Although positron-emission tomography (PET) with labeled fatty acid delineates infarct size and permits qualitative assessment of fatty acid utilization, quantification of oxidative metabolism is limited by complex alterations in the pattern of utilization of fatty acid during ischemia and reperfusion. Because metabolism of acetate by myocardium is less complex than that of glucose or palmitate, we characterized kinetics of utilization of radiolabeled acetate in 37 isolated rabbit hearts perfused with modified Krebs-Henseleit buffer and performed a pilot tomographic study in man. Results of initial experiments with carbon-14-labeled acetate (14C-acetate) indicated that the steady-state extraction fraction of acetate averaged 61.5 +/- 4.0% in control hearts (n = 4), 93.6 +/- 0.9% in hearts rendered ischemic (n = 4), and 54.8 +/- 4.0% in hearts reperfused after 60 min of ischemia (n = 3). Oxidation of 14C-acetate, assessed from the rate of efflux of 14CO2 in the venous effluent, correlated closely with the rate of oxygen consumption under diverse metabolic conditions (r = .97, p less than .001). In addition, no significant differences were observed between rates of efflux of total 14C in all chemical species (reflecting total clearance of tracer from myocardium) and efflux of 14CO2. Clearance of 11C-acetate, measured externally with gamma probes in normal and ischemic myocardium, correlated closely with clearance of 14C-acetate measured directly in the effluent (r = .99, p less than .001) and with overall myocardial oxygen consumption (r = .95, p less than .001).
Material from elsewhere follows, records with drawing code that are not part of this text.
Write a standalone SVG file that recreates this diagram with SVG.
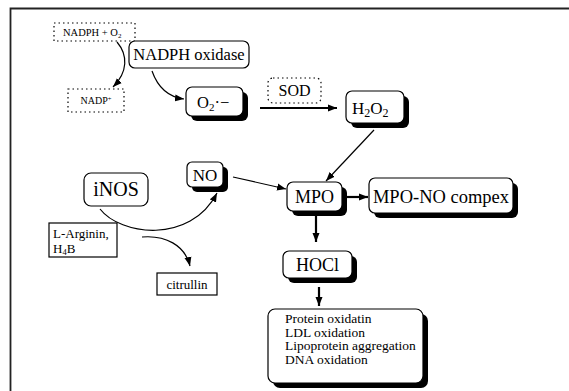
<svg xmlns="http://www.w3.org/2000/svg" width="569" height="391" viewBox="0 0 569 391">
<defs>
<marker id="ah" markerUnits="userSpaceOnUse" markerWidth="10" markerHeight="8" refX="9" refY="4" orient="auto"><path d="M0,0.5 L9,4 L0,7.5 Z" fill="#000"/></marker>
</defs>
<style>
text{font-family:"Liberation Serif","Times New Roman",serif;fill:#000}
.box{fill:#fff;stroke:#000;stroke-width:1.2}
.sh{fill:#000}
.dot{fill:#fff;stroke:#000;stroke-width:1.2;stroke-dasharray:1.5 3}
.plain{fill:#fff;stroke:#000;stroke-width:1.2}
.c{fill:none;stroke:#000;stroke-width:1.2;marker-end:url(#ah)}
.t{fill:none;stroke:#000;stroke-width:2.2;marker-end:url(#ah)}
</style>
<rect width="569" height="391" fill="#fff"/>
<path d="M10.5,391 V8.5 H569" fill="none" stroke="#222" stroke-width="1.8"/>

<g id="connectors">
<path class="c" d="M117,42 C128,55 128,72 113,87"/>
<path class="c" d="M152,71 C158,88 168,97 184,99"/>
<path class="t" d="M260,108 H337"/>
<path class="c" d="M374,130 L326,181"/>
<path class="c" d="M233,177 L286,189"/>
<path class="t" d="M347,197 H368"/>
<path class="t" d="M316,214 V242"/>
<path class="t" d="M319,287 V306"/>
<path class="c" d="M100,209 C120,235 190,245 217,193"/>
<path class="c" d="M142,237 C165,235 185,245 190,266"/>
</g>

<g id="nadph_o2">
<rect class="dot" x="54" y="23" width="81" height="18"/>
<text x="63" y="35.5" font-size="10.5">NADPH + O<tspan font-size="7" dy="2">2</tspan></text>
</g>
<g id="nadp">
<rect class="dot" x="68" y="89" width="56" height="23"/>
<text x="96" y="104" font-size="10" text-anchor="middle">NADP<tspan font-size="6.5" dy="-3.5">+</tspan></text>
</g>
<g id="nadph_oxidase">
<rect class="box" x="129" y="41" width="120" height="27" rx="6"/>
<text x="189" y="60" font-size="16.5" text-anchor="middle">NADPH oxidase</text>
</g>
<g id="o2">
<rect class="sh" x="191" y="92" width="57" height="29" rx="6"/>
<rect class="box" x="186" y="87" width="57" height="29" rx="6"/>
<text x="197" y="108" font-size="16.5">O<tspan font-size="11" dy="3">2</tspan><tspan dy="-3">·−</tspan></text>
</g>
<g id="sod">
<rect class="dot" x="268" y="78" width="53" height="25" rx="5"/>
<text x="294.5" y="96" font-size="16" text-anchor="middle">SOD</text>
</g>
<g id="h2o2">
<rect class="sh" x="351" y="96" width="58" height="32" rx="6"/>
<rect class="box" x="346" y="91" width="58" height="32" rx="6"/>
<text x="352" y="114" font-size="17">H<tspan font-size="12" dy="3">2</tspan><tspan dy="-3">O</tspan><tspan font-size="12" dy="3">2</tspan></text>
</g>
<g id="no">
<rect class="sh" x="192" y="167" width="36" height="25" rx="5"/>
<rect class="box" x="187" y="162" width="36" height="25" rx="5"/>
<text x="205" y="181" font-size="17" text-anchor="middle">NO</text>
</g>
<g id="mpo">
<rect class="sh" x="292" y="187" width="55" height="29" rx="6"/>
<rect class="box" x="287" y="182" width="55" height="29" rx="6"/>
<text x="314.5" y="203" font-size="18" text-anchor="middle">MPO</text>
</g>
<g id="mpo_no">
<rect class="sh" x="374" y="183" width="144" height="35" rx="6"/>
<rect class="box" x="369" y="178" width="144" height="35" rx="6"/>
<text x="441" y="203" font-size="18.5" text-anchor="middle">MPO-NO compex</text>
</g>
<g id="inos">
<rect class="box" x="84" y="173" width="64" height="33" rx="7"/>
<text x="116" y="196" font-size="20" text-anchor="middle">iNOS</text>
</g>
<g id="larginin">
<rect class="plain" x="49" y="223" width="68" height="34"/>
<text x="53" y="238" font-size="13">L-Arginin,</text>
<text x="53" y="253" font-size="13">H<tspan font-size="8.5" dy="2">4</tspan><tspan dy="-2">B</tspan></text>
</g>
<g id="citrullin">
<rect class="plain" x="157" y="273" width="60" height="22"/>
<text x="187" y="288.5" font-size="13" text-anchor="middle">citrullin</text>
</g>
<g id="hocl">
<rect class="sh" x="288" y="256" width="69" height="27" rx="6"/>
<rect class="box" x="283" y="251" width="69" height="27" rx="6"/>
<text x="317.5" y="271" font-size="18" text-anchor="middle">HOCl</text>
</g>
<g id="effects">
<rect class="sh" x="273" y="314" width="155" height="74" rx="7"/>
<rect class="box" x="268" y="309" width="155" height="74" rx="7"/>
<text x="285" y="323" font-size="13.5">Protein oxidatin</text>
<text x="285" y="336.5" font-size="13.5">LDL oxidation</text>
<text x="285" y="350" font-size="13.5">Lipoprotein aggregation</text>
<text x="285" y="363.5" font-size="13.5">DNA oxidation</text>
</g>
</svg>
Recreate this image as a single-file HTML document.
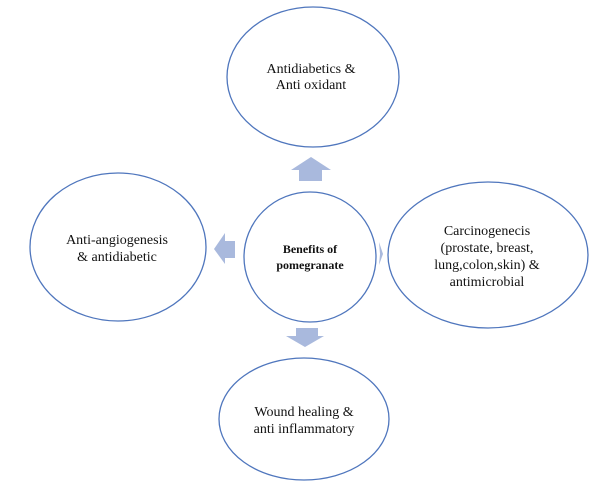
<!DOCTYPE html>
<html><head><style>body{margin:0;background:#fff}</style></head><body>
<svg width="601" height="501" xmlns="http://www.w3.org/2000/svg" style="display:block">
<g fill="#fff" stroke="#4f76bd" stroke-width="1.3">
<ellipse cx="313" cy="77" rx="86" ry="70"/>
<ellipse cx="118" cy="247" rx="88" ry="74"/>
<ellipse cx="488" cy="255" rx="100" ry="73"/>
<ellipse cx="304" cy="419" rx="85" ry="61"/>
<ellipse cx="310" cy="257" rx="66" ry="65"/>
</g>
<g fill="#a9b9dd">
<polygon points="311,157 331,170 322,170 322,181 299,181 299,170 291,170"/>
<polygon points="214,249 225,233 225,241 235,241 235,258 225,258 225,264"/>
<polygon points="286,336 296,336 296,328 318,328 318,336 324,336 305,347"/>
<polygon points="379,242 383,254 379,265 380,254"/>
</g>
<g font-family="Liberation Serif, serif" font-size="14" fill="#111" text-anchor="middle">
<text x="311" y="73">Antidiabetics &amp;</text>
<text x="311" y="89">Anti oxidant</text>
<text x="117" y="244">Anti-angiogenesis</text>
<text x="117" y="261">&amp; antidiabetic</text>
<text x="487" y="235">Carcinogenecis</text>
<text x="487" y="252">(prostate, breast,</text>
<text x="487" y="269">lung,colon,skin) &amp;</text>
<text x="487" y="286">antimicrobial</text>
<text x="304" y="416">Wound healing &amp;</text>
<text x="304" y="433">anti inflammatory</text>
<text x="310" y="253" font-size="12" font-weight="bold">Benefits of</text>
<text x="310" y="269" font-size="12" font-weight="bold">pomegranate</text>
</g>
</svg>
</body></html>
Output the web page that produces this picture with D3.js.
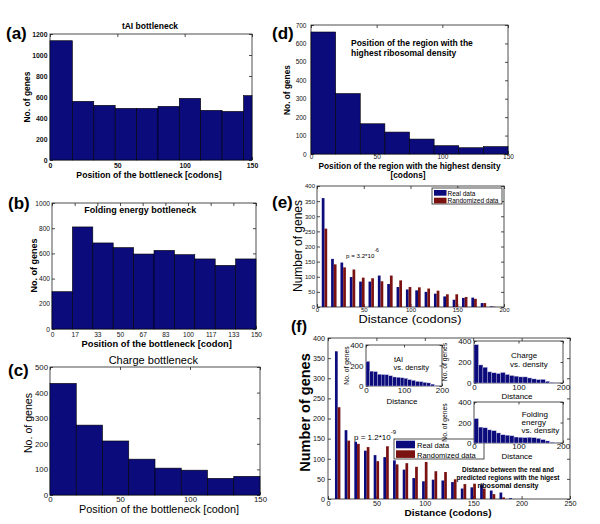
<!DOCTYPE html>
<html><head><meta charset="utf-8">
<script src="https://cdn.jsdelivr.net/npm/d3@7/dist/d3.min.js"></script>
<style>body{margin:0;background:#fff}svg{display:block}</style>
</head><body>
<svg id="c" width="600" height="524"></svg>
<script>
// ---------------- data ----------------
const aEdges = [0,16.6,32.5,48.4,64.3,80.2,96,111.9,127.8,143.7,150];
const aCounts = [1136,559,521,492,492,511,587,473,463,613];
const aYTicks = [0,200,400,600,800,1000,1200];
const aXTicks = [0,50,100,150];

const bEdges = [0,15,30,45,60,75,90,105,120,135,150];
const bCounts = [296,810,683,646,595,624,590,556,505,556];
const bYTicks = [0,200,400,600,800,1000];
const bXTicks = [0,16.67,33.33,50,66.67,83.33,100,116.67,133.33,150];
const bXTickLabels = ["0","17","33","50","67","83","100","117","133","150"];

const cEdges = [0,18.75,37.5,56.25,75,93.75,112.5,131.25,150];
const cCounts = [436,273,211,140,105,97,65,73];
const cYTicks = [0,100,200,300,400,500];
const cXTicks = [0,50,100,150];

const dEdges = [0,18.75,37.5,56.25,75,93.75,112.5,131.25,150];
const dCounts = [662,328,164,119,81,45,34,40];
const dYTicks = [0,100,200,300,400,500,600,700];
const dXTicks = [0,50,100,150];

const eCenters = [8,18,28,38,48,58,68,78,88,98,108,118,128,138,148,158,168,178,188];
const eReal = [360,159,147,99,84,84,104,76,66,58,55,50,44,35,24,30,31,13,2];
const eRand = [259,141,131,124,97,95,85,104,88,66,65,61,54,42,42,33,27,13,1];
const eYTicks = [0,50,100,150,200,250,300,350,400];
const eXTicks = [0,50,100,150,200];

const fCenters = [10,20,30,40,50,60,70,80,90,100,110,120,130,140,150,160,170,180,190];
const fReal = [367,171,142,120,109,104,96,73,52,44,48,46,42,26,29,36,21,16,2];
const fRand = [228,145,137,129,94,131,86,89,80,92,69,67,49,37,38,26,12,4,0];
const fYTicks = [0,50,100,150,200,250,300,350,400];
const fXTicks = [0,50,100,150,200,250];

const insetEdges = [0,10,20,30,40,50,60,70,80,90,100,110,120,130,140,150,160,170,180,190];
const tAIInset = [240,145,140,115,112,110,100,88,85,80,75,62,55,45,42,35,30,18,4];
const chargeInset = [365,172,150,106,97,90,100,81,71,65,58,58,48,39,32,34,16,6,2];
const foldInset = [238,155,148,128,120,98,80,76,70,58,55,52,55,52,45,33,20,8,1];
const insetXTicks = [0,100,200];
const insetYTicks = [0,200,400];

// ---------------- helpers ----------------
const svg = d3.select("#c");
const NAVY = "#0b0b7c", RED = "#7a1212";
const FONT = "'Liberation Sans', Arial, Helvetica, sans-serif";

function txt(x, y, s, o = {}) {
  const t = svg.append("text").attr("x", x).attr("y", y)
    .attr("font-family", o.ff || FONT).attr("font-size", o.fs || 10)
    .attr("font-weight", o.fw || "normal").attr("text-anchor", o.anchor || "start")
    .attr("fill", "#000").text(s);
  if (o.len) t.attr("textLength", o.len).attr("lengthAdjust", "spacingAndGlyphs");
  if (o.rot) t.attr("transform", `rotate(-90,${x},${y})`);
  return t;
}

function drawAxes(x, y, o) {
  const g = svg.append("g");
  const [x0, x1] = x.range(), [yb, yt] = y.range();
  const t = o.tick || 3;
  if (o.bg) g.append("rect").attr("x", x0).attr("y", yt).attr("width", x1 - x0).attr("height", yb - yt).attr("fill", "#fff");
  g.append("g").attr("transform", `translate(0,${yb})`)
    .call(d3.axisBottom(x).tickValues(o.xTicks).tickSize(-t).tickPadding(o.xPad)
      .tickFormat((d, i) => o.xLabels ? o.xLabels[i] : d));
  g.append("g").attr("transform", `translate(${x0},0)`)
    .call(d3.axisLeft(y).tickValues(o.yTicks).tickSize(-t).tickPadding(o.yPad).tickFormat(d => d));
  g.append("g").attr("transform", `translate(0,${yt})`)
    .call(d3.axisTop(x).tickValues(o.xTicks).tickSize(-t).tickFormat(""));
  g.append("g").attr("transform", `translate(${x1},0)`)
    .call(d3.axisRight(y).tickValues(o.yTicks).tickSize(-t).tickFormat(""));
  g.selectAll(".domain").remove();
  g.selectAll(".tick line").attr("stroke", "#222").attr("stroke-width", 0.8);
  g.selectAll("text").attr("font-family", FONT).attr("font-size", o.fs)
    .attr("font-weight", o.bold ? "bold" : "normal").attr("fill", "#111");
  g.append("rect").attr("x", x0).attr("y", yt).attr("width", x1 - x0).attr("height", yb - yt)
    .attr("fill", "none").attr("stroke", "#222").attr("stroke-width", 0.8);
  return g;
}

function histBars(x, y, edges, counts, stroke, sw) {
  svg.append("g").selectAll("rect").data(counts).join("rect")
    .attr("x", (d, i) => x(edges[i]))
    .attr("width", (d, i) => x(edges[i + 1]) - x(edges[i]))
    .attr("y", d => y(d)).attr("height", d => y(0) - y(d))
    .attr("fill", NAVY).attr("stroke", stroke || "#000").attr("stroke-width", sw || 0.6);
}

function groupBars(x, y, centers, real, rand, frac) {
  const w = (x(10) - x(0)) * frac;
  const g = svg.append("g");
  g.selectAll(".r").data(real).join("rect")
    .attr("x", (d, i) => x(centers[i]) - w).attr("width", w)
    .attr("y", d => y(d)).attr("height", d => y(0) - y(d)).attr("fill", NAVY);
  g.selectAll(".m").data(rand).join("rect")
    .attr("x", (d, i) => x(centers[i])).attr("width", w)
    .attr("y", d => y(d)).attr("height", d => y(0) - y(d)).attr("fill", RED);
}

function legend(bx, by, bw, bh, sw, sh, tx, rows, fs) {
  svg.append("rect").attr("x", bx).attr("y", by).attr("width", bw).attr("height", bh)
    .attr("fill", "#fff").attr("stroke", "#222").attr("stroke-width", 0.8);
  rows.forEach(r => {
    svg.append("rect").attr("x", bx + 2).attr("y", r.y).attr("width", sw).attr("height", sh).attr("fill", r.c);
    txt(tx, r.base, r.label, { fs: fs });
  });
}

// ---------------- (a) ----------------
{
  const x = d3.scaleLinear().domain([0, 150]).range([50, 252]);
  const y = d3.scaleLinear().domain([0, 1200]).range([160, 34]);
  drawAxes(x, y, { xTicks: aXTicks, yTicks: aYTicks, fs: 6.9, bold: true, xPad: 3, yPad: 2.5 });
  histBars(x, y, aEdges, aCounts);
  txt(150, 29, "tAI bottleneck", { fs: 8.5, fw: "bold", anchor: "middle" });
  txt(29.8, 97, "No. of genes", { fs: 8.5, fw: "bold", anchor: "middle", rot: true });
  txt(149, 177.5, "Position of the bottleneck [codons]", { fs: 8.7, fw: "bold", anchor: "middle" });
  txt(6, 39, "(a)", { fs: 17, fw: "bold" });
}
// ---------------- (b) ----------------
{
  const x = d3.scaleLinear().domain([0, 150]).range([52, 256]);
  const y = d3.scaleLinear().domain([0, 1000]).range([329, 203]);
  drawAxes(x, y, { xTicks: bXTicks, xLabels: bXTickLabels, yTicks: bYTicks, fs: 6.6, bold: false, xPad: 2.9, yPad: 2 });
  histBars(x, y, bEdges, bCounts);
  txt(84.3, 213, "Folding energy bottleneck", { fs: 9, fw: "bold" });
  txt(37, 265.5, "No. of genes", { fs: 9, fw: "bold", anchor: "middle", rot: true });
  txt(156.7, 347, "Position of the bottleneck [codon]", { fs: 9.3, fw: "bold", anchor: "middle" });
  txt(8, 209, "(b)", { fs: 17, fw: "bold" });
}
// ---------------- (c) ----------------
{
  const x = d3.scaleLinear().domain([0, 150]).range([50, 260]);
  const y = d3.scaleLinear().domain([0, 500]).range([495, 367]);
  drawAxes(x, y, { xTicks: cXTicks, yTicks: cYTicks, fs: 7.8, bold: false, xPad: 1, yPad: 2 });
  histBars(x, y, cEdges, cCounts);
  txt(153.3, 364, "Charge bottleneck", { fs: 11, anchor: "middle" });
  txt(32.3, 423, "No. of genes", { fs: 10.6, anchor: "middle", rot: true });
  txt(159, 512.5, "Position of the bottleneck [codon]", { fs: 10.2, anchor: "middle", len: 160 });
  txt(8, 376, "(c)", { fs: 17, fw: "bold" });
}
// ---------------- (d) ----------------
{
  const x = d3.scaleLinear().domain([0, 150]).range([311, 508]);
  const y = d3.scaleLinear().domain([0, 700]).range([154, 25]);
  drawAxes(x, y, { xTicks: dXTicks, yTicks: dYTicks, fs: 6.5, bold: false, xPad: 0.8, yPad: 4.5 });
  histBars(x, y, dEdges, dCounts);
  txt(351, 46, "Position of the region with the", { fs: 8.5, fw: "bold" });
  txt(351, 56, "highest ribosomal density", { fs: 8.5, fw: "bold" });
  txt(409.5, 168.5, "Position of the region with the highest density", { fs: 8.3, fw: "bold", anchor: "middle", len: 182 });
  txt(408, 177.5, "[codons]", { fs: 8.3, fw: "bold", anchor: "middle" });
  txt(290, 90, "No. of genes", { fs: 8.3, fw: "bold", anchor: "middle", rot: true });
  txt(272, 39, "(d)", { fs: 17, fw: "bold" });
}
// ---------------- (e) ----------------
{
  const x = d3.scaleLinear().domain([0, 200]).range([317, 504]);
  const y = d3.scaleLinear().domain([0, 400]).range([307, 186]);
  drawAxes(x, y, { xTicks: eXTicks, yTicks: eYTicks, fs: 6, bold: false, xPad: 0.4, yPad: 2 });
  groupBars(x, y, eCenters, eReal, eRand, 0.29);
  legend(432, 188, 70, 16, 12.5, 5.7, 447.5, [
    { y: 190, base: 195.8, c: NAVY, label: "Real data" },
    { y: 197.7, base: 203.3, c: RED, label: "Randomized data" }], 6.5);
  const p = txt(346, 258, "p = 3.2*10", { fs: 6.2 });
  p.append("tspan").attr("dy", -6).attr("font-size", 5).text("-6");
  txt(302, 246, "Number of genes", { fs: 12, anchor: "middle", rot: true });
  txt(410, 322.5, "Distance (codons)", { fs: 10.5, anchor: "middle", len: 103 });
  txt(272, 208, "(e)", { fs: 17, fw: "bold" });
}
// ---------------- (f) ----------------
{
  const x = d3.scaleLinear().domain([0, 250]).range([328, 570]);
  const y = d3.scaleLinear().domain([0, 400]).range([499, 338]);
  drawAxes(x, y, { xTicks: fXTicks, yTicks: fYTicks, fs: 7.2, bold: false, xPad: 2.2, yPad: 3 });
  groupBars(x, y, fCenters, fReal, fRand, 0.28);
  legend(394, 439, 90, 20, 19, 7.6, 417, [
    { y: 440.7, base: 447.7, c: NAVY, label: "Real data" },
    { y: 450.3, base: 457.5, c: RED, label: "Randomized data" }], 7.5);
  const p = txt(354, 439.5, "p =  1.2*10", { fs: 8 });
  p.append("tspan").attr("dy", -6).attr("font-size", 6).text("-9");
  const ann = ["Distance between the real and", "predicted regions with the higest", "ribosomal density"];
  const annLen = [92, 103, 61];
  [472.4, 480.2, 488].forEach((yy, i) => txt(508, yy, ann[i], { fs: 6.8, fw: "bold", anchor: "middle", len: annLen[i] }));
  txt(310, 412.5, "Number of genes", { fs: 14.5, fw: "bold", anchor: "middle", rot: true });
  txt(448, 516, "Distance (codons)", { fs: 8.8, fw: "bold", anchor: "middle", len: 87 });
  txt(291, 332, "(f)", { fs: 16, fw: "bold" });

  // insets
  const insets = [
    { xr: [366, 442], yr: [386, 345], data: tAIInset, ylx: 348.5, dx: 402, dBase: 404, xPad: 1.3, lfs: 7.5,
      lines: [["tAI", 394, 361.5], ["vs. density", 393.5, 369.6]] },
    { xr: [474, 563], yr: [383, 341], data: chargeInset, ylx: 447, dx: 517, dBase: 399, xPad: 1, lfs: 8,
      lines: [["Charge", 511, 358.3], ["vs. density", 510, 366.7]] },
    { xr: [474, 563], yr: [443, 402], data: foldInset, ylx: 447, dx: 517, dBase: 459, xPad: 0, lfs: 8,
      lines: [["Folding", 521.7, 416.7], ["energy", 521.5, 425], ["vs. density", 521.5, 433.3]] }
  ];
  insets.forEach(s => {
    const ix = d3.scaleLinear().domain([0, 200]).range(s.xr);
    const iy = d3.scaleLinear().domain([0, 400]).range(s.yr);
    drawAxes(ix, iy, { xTicks: insetXTicks, yTicks: insetYTicks, fs: 8, bold: false, xPad: s.xPad, yPad: 2.5, tick: 2.5, bg: true });
    histBars(ix, iy, insetEdges, s.data, "#c8c8e0", 0.4);
    s.lines.forEach(l => txt(l[1], l[2], l[0], { fs: s.lfs }));
    txt(s.ylx, (s.yr[0] + s.yr[1]) / 2, "No. of genes", { fs: 6.8, anchor: "middle", rot: true });
    txt(s.dx, s.dBase, "Distance", { fs: 8, anchor: "middle" });
  });
}
</script>
</body></html>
Accumulation and clearance of 11C-acetate from human myocardium with PET demonstrated kinetics comparable to those seen with radiolabeled acetate in vitro. Thus externally detectable clearance of 11C-acetate provides a quantitative index of myocardial oxidative metabolism despite variation in the patterns of intermediary metabolism that confounds interpretation of results with conventionally used tracers such as glucose and fatty acid.